11. Protect time for prospecting
Reps need uninterrupted blocks to do their best prospecting work. Calendar-protect prospecting time and defend it against internal meeting creep. Productivity per rep increases meaningfully when this is enforced.
12. Hire well, fire fast
Nothing demotivates a strong sales team faster than tolerating a low performer. The opposite is also true — keeping a low performer on the team teaches the rest that performance does not matter.
What does not work
A few common tactics that consistently underperform: motivational speaker visits (one-time hits that wear off in days), generic leaderboards (mostly demotivating for everyone not in top 3), bell-ringing (publicly shaming non-closers more than rewarding closers), and weekly all-hands meetings without action (consume time without driving behavior change).

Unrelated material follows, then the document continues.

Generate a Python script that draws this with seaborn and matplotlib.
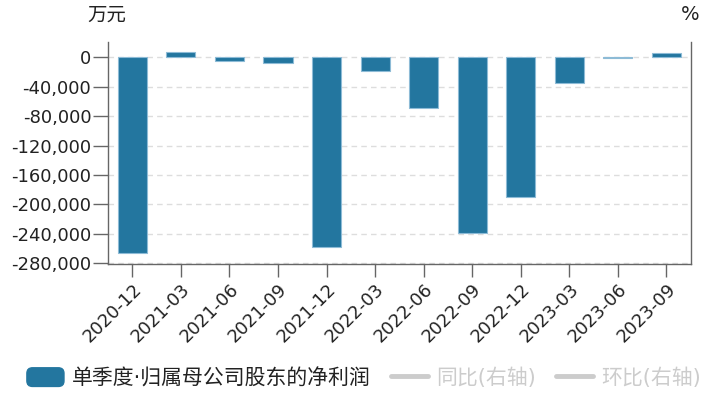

How tooling supports motivation
The deepest source of sales team demotivation in 2026 is bad tooling. CRMs that punish reps for using them (slow load times, mandatory fields, manual entry requirements) burn out reps faster than any comp plan failure. Conduyt’s approach — automatic activity capture, AI summaries, flat-rate pricing — is built around removing the friction that produces tooling-driven burnout. The sales management surface gives managers coaching tools that build morale rather than micromanaging that destroys it.
Frequently asked questions
How often should I run sales contests?
Targeted contests work best at 4-6 weeks. Shorter than that and reps cannot adjust behavior; longer than that and the contest loses urgency. Avoid running contests continuously — the contrast with normal weeks is part of what makes them work.
What’s the best way to motivate underperforming reps?
Direct coaching conversation, not group motivation. Identify the specific skill or behavior gap, build a 30-day improvement plan, and run weekly check-ins. If 30 days produces no movement, the issue is fit, not motivation.
Does remote work hurt sales team motivation?
Not necessarily, but it changes the dynamics. Remote teams need more deliberate coaching cadences, more visible team-level wins, and stronger 1:1 discipline to compensate for the missing in-office signals.